And if you perform all the levenshtein stuff in your programming language instead of querying MySQL for it each time?
That should ~theoretically~ be faster

Incredibly faster, I didn’t even think to try PHP’s levenshtein function.

That can work!

Let me know the final results please :slight_smile:

Sure, final verdict: PHP levenshtein comparisons are a great solution for this. There are lots of modified versions of levenshtein() on php.net that all seem to work better though.

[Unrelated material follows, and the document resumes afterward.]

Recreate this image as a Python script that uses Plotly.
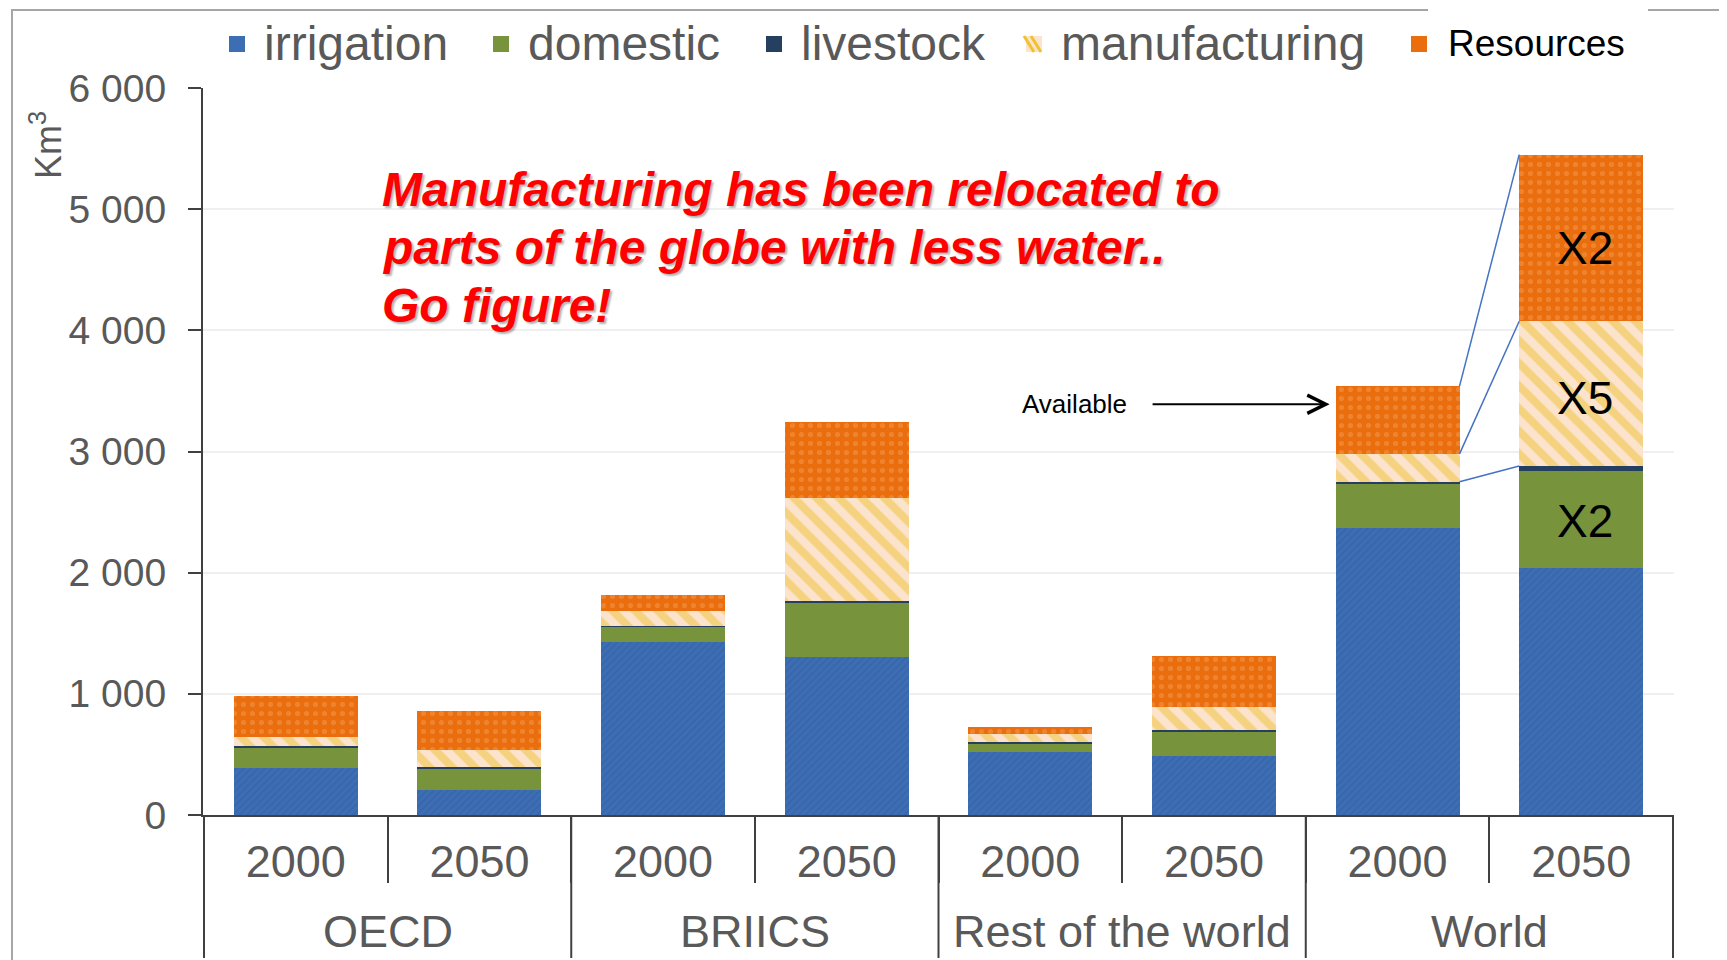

Here’s the one I ended up going with:

function levenshteinDistance2($str1, $str2)
{
    $len1 = mb_strlen($str1);
    $len2 = mb_strlen($str2);
    
    // strip common prefix
    $i = 0;
    do {
        if(mb_substr($str1, $i, 1) != mb_substr($str2, $i, 1))
            break;
        $i++;
        $len1--;
        $len2--;
    } while($len1 > 0 && $len2 > 0);
    if($i > 0) {
        $str1 = mb_substr($str1, $i);
        $str2 = mb_substr($str2, $i);
    }
    
    // strip common suffix
    $i = 0;
    do {
        if(mb_substr($str1, $len1-1, 1) != mb_substr($str2, $len2-1, 1))
            break;
        $i++;
        $len1--;
        $len2--;
    } while($len1 > 0 && $len2 > 0);
    if($i > 0) {
        $str1 = mb_substr($str1, 0, $len1);
        $str2 = mb_substr($str2, 0, $len2);
    }
    
    if ($len1 == 0)
        return $len2;    
    if ($len2 == 0)
        return $len1;
    
    $v0 = range(0, $len1);
    $v1 = array();
    
    for ($i = 1; $i <= $len2; $i++) {
        $v1[0] = $i;
        $str2j = mb_substr($str2, $i - 1, 1);
        
        for ($j = 1; $j <= $len1; $j++) {
            $cost = (mb_substr($str1, $j - 1, 1) == $str2j) ? 0 : 1;
            
            $m_min = $v0[$j] + 1;
            $b = $v1[$j - 1] + 1;
            $c = $v0[$j - 1] + $cost;
            
            if ($b < $m_min)
                $m_min = $b;
            if ($c < $m_min)
                $m_min = $c;
            
            $v1[$j] = $m_min;
        }
        
        $vTmp = $v0;
        $v0 = $v1;
        $v1 = $vTmp;
    }
    
    return $v0[$len1];
}

I’ve come up with a solution using this function that’s polling millions of rows of fulltext against millions of other rows, now due to finish in right around 40 days of a one-minute cron, and running great at this moment. Thanks again!

Sounds good. Thanks for coming back to this; I appreciate it :slight_smile: